Various ill-effects from BPA have been identified in animal studies. Several studies have either linked the chemical to diseases or raised serious questions about probable links to pathologies in humans. These include obesity, breast cancer risk, neurological conditions, and thyroid function.

In spite of the growing human data and findings of cancer links in animal studies conservative authorities, known for being slow to admit a need to change their opinions (and regulations), still support the use of BPA. Food Standards Australia and New Zealand even goes so far as to boldly state:  “Bisphenol A does not cause cancer.” (http://www.foodstandards.gov.au/newsroom/factsheets/factsheets2008/bisphenolabpaandfood3898.cfm).

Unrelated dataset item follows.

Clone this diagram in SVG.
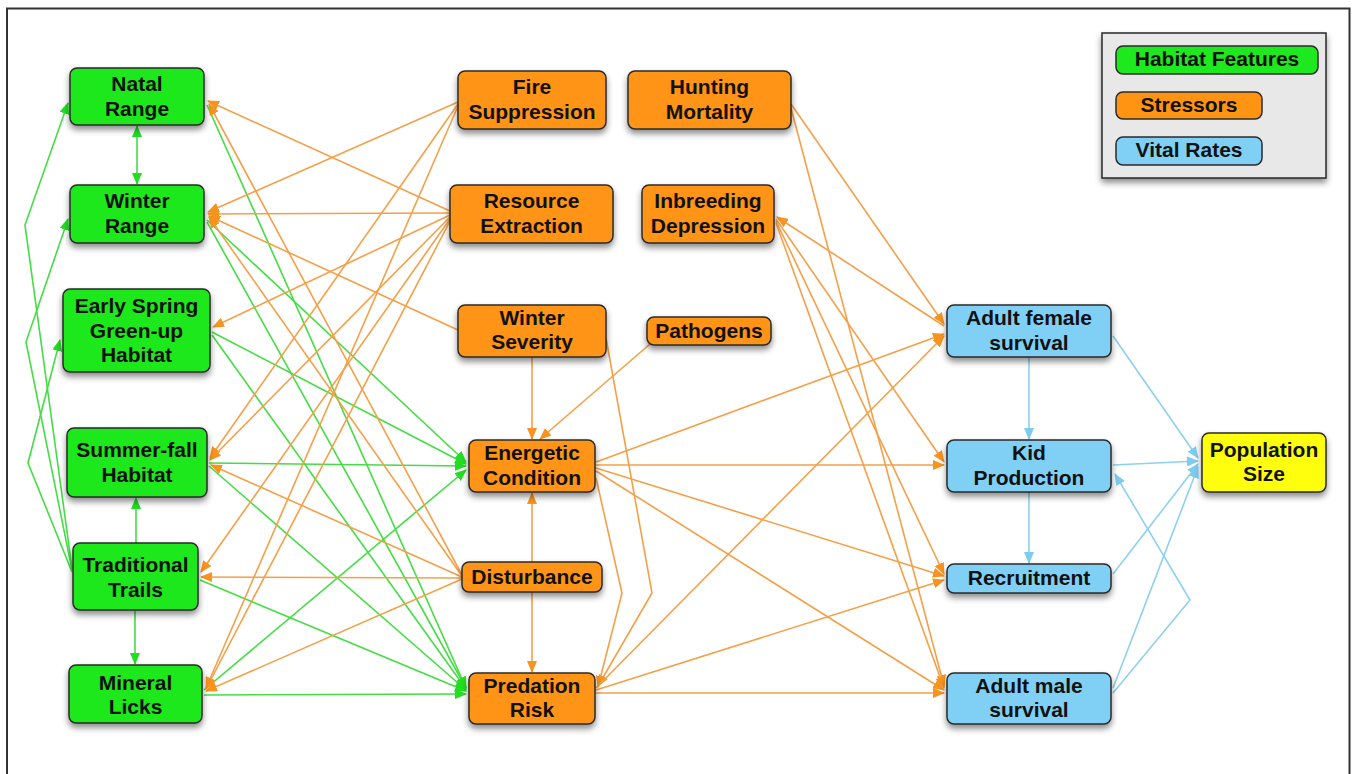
<svg xmlns="http://www.w3.org/2000/svg" width="1352" height="774" viewBox="0 0 1352 774">
<defs>
<filter id="sh" x="-20%" y="-20%" width="140%" height="170%"><feDropShadow dx="0" dy="4" stdDeviation="3" flood-color="#000" flood-opacity="0.45"/></filter>
<marker id="ao" viewBox="0 0 12 10" markerWidth="12" markerHeight="10" refX="11" refY="5" orient="auto-start-reverse" markerUnits="userSpaceOnUse"><path d="M0,0L12,5L0,10z" fill="#f7931e"/></marker>
<marker id="ag" viewBox="0 0 12 10" markerWidth="12" markerHeight="10" refX="11" refY="5" orient="auto-start-reverse" markerUnits="userSpaceOnUse"><path d="M0,0L12,5L0,10z" fill="#22dd22"/></marker>
<marker id="ab" viewBox="0 0 12 10" markerWidth="12" markerHeight="10" refX="11" refY="5" orient="auto-start-reverse" markerUnits="userSpaceOnUse"><path d="M0,0L12,5L0,10z" fill="#7ccbf0"/></marker>
</defs>
<style>
.n rect{stroke:#2a2a2a;stroke-width:1.5;filter:url(#sh)}
.g rect{fill:#1ee81e}
.o rect{fill:#ff9412}
.b rect{fill:#80cff5}
.y rect{fill:#ffff10}
text{font-family:"Liberation Sans",Arial,sans-serif;font-weight:bold;font-size:21px;fill:#111;text-anchor:middle}
.eo{stroke:#f4a048;stroke-width:1.6;fill:none;marker-end:url(#ao)}
.eg{stroke:#44dd44;stroke-width:1.6;fill:none;marker-end:url(#ag)}
.eb{stroke:#8dd0f2;stroke-width:1.6;fill:none;marker-end:url(#ab)}
</style>
<rect width="1352" height="774" fill="#ffffff"/>
<path d="M7,774 L7,8.5 L1349.5,8.5 L1349.5,774" fill="none" stroke="#333" stroke-width="2"/>

<g id="connectors">
<!-- green habitat -> energetic / predation -->
<path class="eg" d="M207,105 L466,688"/>
<path class="eg" d="M207,220 L466,462"/>
<path class="eg" d="M207,222 L466,688"/>
<path class="eg" d="M212,332 L466,464"/>
<path class="eg" d="M212,335 L466,689"/>
<path class="eg" d="M209,463 L466,466"/>
<path class="eg" d="M209,466 L466,690"/>
<path class="eg" d="M200,580 L466,691"/>
<path class="eg" d="M204,690 L466,470"/>
<path class="eg" d="M204,695 L466,694"/>
<!-- green left margin -->
<path class="eg" d="M72,568 L25,225 L68,103"/>
<path class="eg" d="M72,570 L26,342 L68,219"/>
<path class="eg" d="M72,572 L28,463 L60,340"/>
<path class="eg" d="M136,543 L136,498"/>
<path class="eg" d="M135,611 L135,664"/>
<path class="eg" d="M137,126 L137,184" marker-start="url(#ag)"/>
<!-- orange stressors -> habitat -->
<path class="eo" d="M458,102 L208,212"/>
<path class="eo" d="M458,104 L210,458"/>
<path class="eo" d="M458,106 L206,688"/>
<path class="eo" d="M450,211 L208,101"/>
<path class="eo" d="M450,213 L208,214"/>
<path class="eo" d="M450,215 L213,327"/>
<path class="eo" d="M450,217 L210,460"/>
<path class="eo" d="M450,219 L201,572"/>
<path class="eo" d="M450,221 L206,689"/>
<path class="eo" d="M458,330 L209,216"/>
<path class="eo" d="M462,575 L209,104"/>
<path class="eo" d="M462,576 L209,217"/>
<path class="eo" d="M462,577 L211,465"/>
<path class="eo" d="M462,578 L201,577"/>
<path class="eo" d="M462,579 L206,691"/>
<!-- orange among stressors -->
<path class="eo" d="M532,357 L532,439"/>
<path class="eo" d="M650,344 L540,439"/>
<path class="eo" d="M532,562 L532,493"/>
<path class="eo" d="M532,592 L532,672"/>
<path class="eo" d="M606,338 L652,593 L598,686"/>
<path class="eo" d="M596,478 L622,593 L598,687"/>
<!-- orange -> vital rates -->
<path class="eo" d="M791,104 L944,324"/>
<path class="eo" d="M791,108 L944,686"/>
<path class="eo" d="M944,326 L777,217"/>
<path class="eo" d="M776,219 L944,462"/>
<path class="eo" d="M776,221 L944,574"/>
<path class="eo" d="M776,223 L944,688"/>
<path class="eo" d="M596,462 L944,334"/>
<path class="eo" d="M596,465 L944,465"/>
<path class="eo" d="M596,468 L944,576"/>
<path class="eo" d="M596,471 L944,690"/>
<path class="eo" d="M596,688 L944,336"/>
<path class="eo" d="M596,690 L944,580"/>
<path class="eo" d="M596,693 L944,693"/>
<!-- blue -->
<path class="eb" d="M1029,357 L1029,439"/>
<path class="eb" d="M1029,492 L1029,563"/>
<path class="eb" d="M1113,336 L1198,458"/>
<path class="eb" d="M1113,465 L1198,461"/>
<path class="eb" d="M1113,574 L1198,464"/>
<path class="eb" d="M1113,688 L1198,467"/>
<path class="eb" d="M1113,693 L1190,600 L1115,474"/>
</g>

<g id="natal" class="n g"><rect x="70" y="68" width="134" height="57" rx="7"/><text x="137" y="91">Natal</text><text x="137" y="116">Range</text></g>
<g id="winter" class="n g"><rect x="70" y="185" width="134" height="58" rx="7"/><text x="137" y="208">Winter</text><text x="137" y="233">Range</text></g>
<g id="earlyspring" class="n g"><rect x="63" y="289" width="147" height="83" rx="7"/><text x="136.5" y="313">Early Spring</text><text x="136.5" y="338">Green-up</text><text x="136.5" y="362">Habitat</text></g>
<g id="summerfall" class="n g"><rect x="67" y="428" width="140" height="69" rx="7"/><text x="137" y="457">Summer-fall</text><text x="137" y="482">Habitat</text></g>
<g id="trails" class="n g"><rect x="73" y="543" width="125" height="67" rx="7"/><text x="135.5" y="572">Traditional</text><text x="135.5" y="597">Trails</text></g>
<g id="licks" class="n g"><rect x="69" y="665" width="133" height="58" rx="7"/><text x="135.5" y="690">Mineral</text><text x="135.5" y="714">Licks</text></g>

<g id="fire" class="n o"><rect x="458" y="71" width="148" height="58" rx="7"/><text x="532" y="94">Fire</text><text x="532" y="119">Suppression</text></g>
<g id="hunting" class="n o"><rect x="628" y="71" width="163" height="58" rx="7"/><text x="709.5" y="94">Hunting</text><text x="709.5" y="119">Mortality</text></g>
<g id="resource" class="n o"><rect x="450" y="185" width="163" height="58" rx="7"/><text x="531.5" y="208">Resource</text><text x="531.5" y="233">Extraction</text></g>
<g id="inbreeding" class="n o"><rect x="642" y="185" width="132" height="58" rx="7"/><text x="708" y="208">Inbreeding</text><text x="708" y="233">Depression</text></g>
<g id="wseverity" class="n o"><rect x="458" y="305" width="148" height="52" rx="7"/><text x="532" y="325">Winter</text><text x="532" y="349">Severity</text></g>
<g id="pathogens" class="n o"><rect x="647" y="317" width="124" height="28" rx="7"/><text x="709" y="338">Pathogens</text></g>
<g id="energetic" class="n o"><rect x="469" y="440" width="126" height="52" rx="7"/><text x="532" y="460">Energetic</text><text x="532" y="485">Condition</text></g>
<g id="disturbance" class="n o"><rect x="462" y="562" width="140" height="30" rx="7"/><text x="532" y="584">Disturbance</text></g>
<g id="predation" class="n o"><rect x="469" y="673" width="126" height="51" rx="7"/><text x="532" y="693">Predation</text><text x="532" y="717">Risk</text></g>

<g id="adultfemale" class="n b"><rect x="947" y="305" width="164" height="52" rx="7"/><text x="1029" y="325">Adult female</text><text x="1029" y="350">survival</text></g>
<g id="kid" class="n b"><rect x="947" y="440" width="164" height="52" rx="7"/><text x="1029" y="460">Kid</text><text x="1029" y="485">Production</text></g>
<g id="recruitment" class="n b"><rect x="947" y="564" width="164" height="29" rx="7"/><text x="1029" y="585">Recruitment</text></g>
<g id="adultmale" class="n b"><rect x="947" y="673" width="164" height="51" rx="7"/><text x="1029" y="693">Adult male</text><text x="1029" y="717">survival</text></g>
<g id="population" class="n y"><rect x="1202" y="433" width="124" height="59" rx="7"/><text x="1264" y="457">Population</text><text x="1264" y="481">Size</text></g>

<g id="legend">
<rect x="1102" y="33" width="224" height="145" fill="#e8e8e8" stroke="#2a2a2a" stroke-width="1.5" filter="url(#sh)"/>
<g class="n g"><rect x="1116" y="46" width="202" height="28" rx="7" style="filter:none"/><text x="1217" y="66">Habitat Features</text></g>
<g class="n o"><rect x="1116" y="92" width="146" height="27" rx="7" style="filter:none"/><text x="1189" y="112">Stressors</text></g>
<g class="n b"><rect x="1116" y="137" width="146" height="28" rx="7" style="filter:none"/><text x="1189" y="157">Vital Rates</text></g>
</g>
</svg>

The FDA is considering its opinion and is due to make an announcement by the end of this month. Chemical makers are watching the decision carefully since they have a lot at stake. Last year sales of bisphenol A topped $6 billion worldwide. Why is it that this figure alone reduces confidence that the FDA will actually put people’s health needs first in their thinking? Could it be the FDA’s track record perhaps? Their whole modus operandi?

The Journal Sentinel reviewed 258 studies on bisphenol A in 2007 and found that an overwhelming number of the tests conducted by independent scientists showed the chemical caused health problems in laboratory animals, including cancer, obesity, hyperactivity and diabetes. Studies paid for by the chemical industry, however, almost never found harm.

Is it any wonder that the North American Metal Packaging Alliance (NAMPA), the American Chemistry Council (ACC), as well as food giants such as Del Monte, Campbell and General Mills have all reaffirmed the safety of BPA and decried the findings of the CU study? They are merely following a recognisable script. What else could they say? Who in their right mind would give them any credibility? Judging by past performance, the FDA and other regulators might.

Some state authorities have grown weary of the FDA’s predictable behaviour. Attorneys general from New Jersey, Delaware and Connecticut sent letters to the makers of baby bottles and baby formula containers urging them to discontinue use of bisphenol A. “Unfortunately, the federal Food and Drug Administration has been asleep at the switch, in fact resistant to respecting the scientific evidence that grave harm can result in use of this product,” said Richard Blumenthal, Connecticut’s attorney general.

So take responsibility for yourself. Do what you can to avoid BPA consumption. Use glass containers rather than plastic or polycarbonate, eat fresh foods rather than canned. When it comes to feeding babies, breast feed if you possibly can and do not be put off lightly, it is by far the best way to go. And let us hope that regulators will have the intelligence, morality and courage to ban BPA completely from anything connected to the food chain.